# DATA SECTION
_ _ _ _ _

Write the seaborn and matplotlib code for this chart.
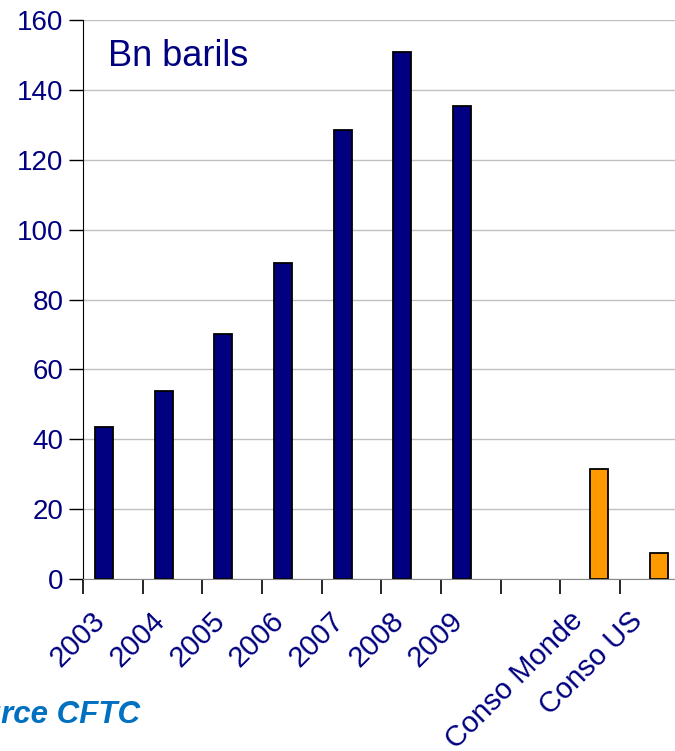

_ _ _ _ _

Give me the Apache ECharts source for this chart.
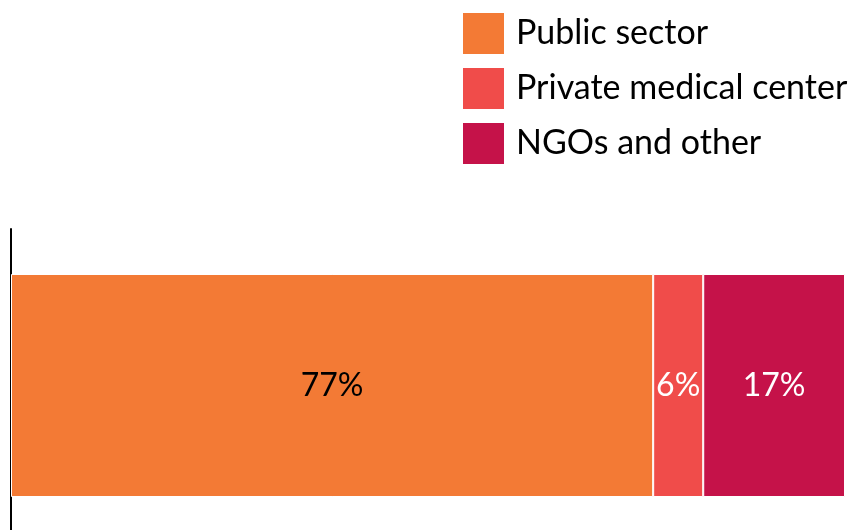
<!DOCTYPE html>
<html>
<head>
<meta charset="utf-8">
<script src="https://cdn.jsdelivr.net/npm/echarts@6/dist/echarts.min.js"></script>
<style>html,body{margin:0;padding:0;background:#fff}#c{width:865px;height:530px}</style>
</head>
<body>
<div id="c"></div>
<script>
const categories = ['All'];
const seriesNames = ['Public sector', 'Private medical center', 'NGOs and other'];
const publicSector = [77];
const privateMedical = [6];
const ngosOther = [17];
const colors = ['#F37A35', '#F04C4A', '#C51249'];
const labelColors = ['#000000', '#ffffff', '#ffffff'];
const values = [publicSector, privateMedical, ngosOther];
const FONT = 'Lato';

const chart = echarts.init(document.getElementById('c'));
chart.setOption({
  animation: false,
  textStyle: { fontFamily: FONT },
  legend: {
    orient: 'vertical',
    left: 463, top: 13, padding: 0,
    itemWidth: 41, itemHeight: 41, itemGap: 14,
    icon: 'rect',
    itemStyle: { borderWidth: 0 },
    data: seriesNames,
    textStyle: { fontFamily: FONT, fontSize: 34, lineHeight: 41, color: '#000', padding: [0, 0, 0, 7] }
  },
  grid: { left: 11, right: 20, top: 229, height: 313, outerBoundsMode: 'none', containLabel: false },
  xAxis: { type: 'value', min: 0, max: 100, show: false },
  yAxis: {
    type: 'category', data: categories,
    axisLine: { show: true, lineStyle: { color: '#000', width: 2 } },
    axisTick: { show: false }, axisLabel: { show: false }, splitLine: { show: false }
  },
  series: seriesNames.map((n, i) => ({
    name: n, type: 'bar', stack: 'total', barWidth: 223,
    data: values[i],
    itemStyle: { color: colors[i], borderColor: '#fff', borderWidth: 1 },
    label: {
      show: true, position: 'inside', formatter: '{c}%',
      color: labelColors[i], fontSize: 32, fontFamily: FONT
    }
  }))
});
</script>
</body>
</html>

_ _ _ _ _

# EXERCISE GOAL
Above are records; repeat only the lines from the line with "Give me the" through the line with "const FONT = 'Lato';", and leave pictures out.

# REPLY TO THE EXERCISE
Give me the Apache ECharts source for this chart.
<!DOCTYPE html>
<html>
<head>
<meta charset="utf-8">
<script src="https://cdn.jsdelivr.net/npm/echarts@6/dist/echarts.min.js"></script>
<style>html,body{margin:0;padding:0;background:#fff}#c{width:865px;height:530px}</style>
</head>
<body>
<div id="c"></div>
<script>
const categories = ['All'];
const seriesNames = ['Public sector', 'Private medical center', 'NGOs and other'];
const publicSector = [77];
const privateMedical = [6];
const ngosOther = [17];
const colors = ['#F37A35', '#F04C4A', '#C51249'];
const labelColors = ['#000000', '#ffffff', '#ffffff'];
const values = [publicSector, privateMedical, ngosOther];
const FONT = 'Lato';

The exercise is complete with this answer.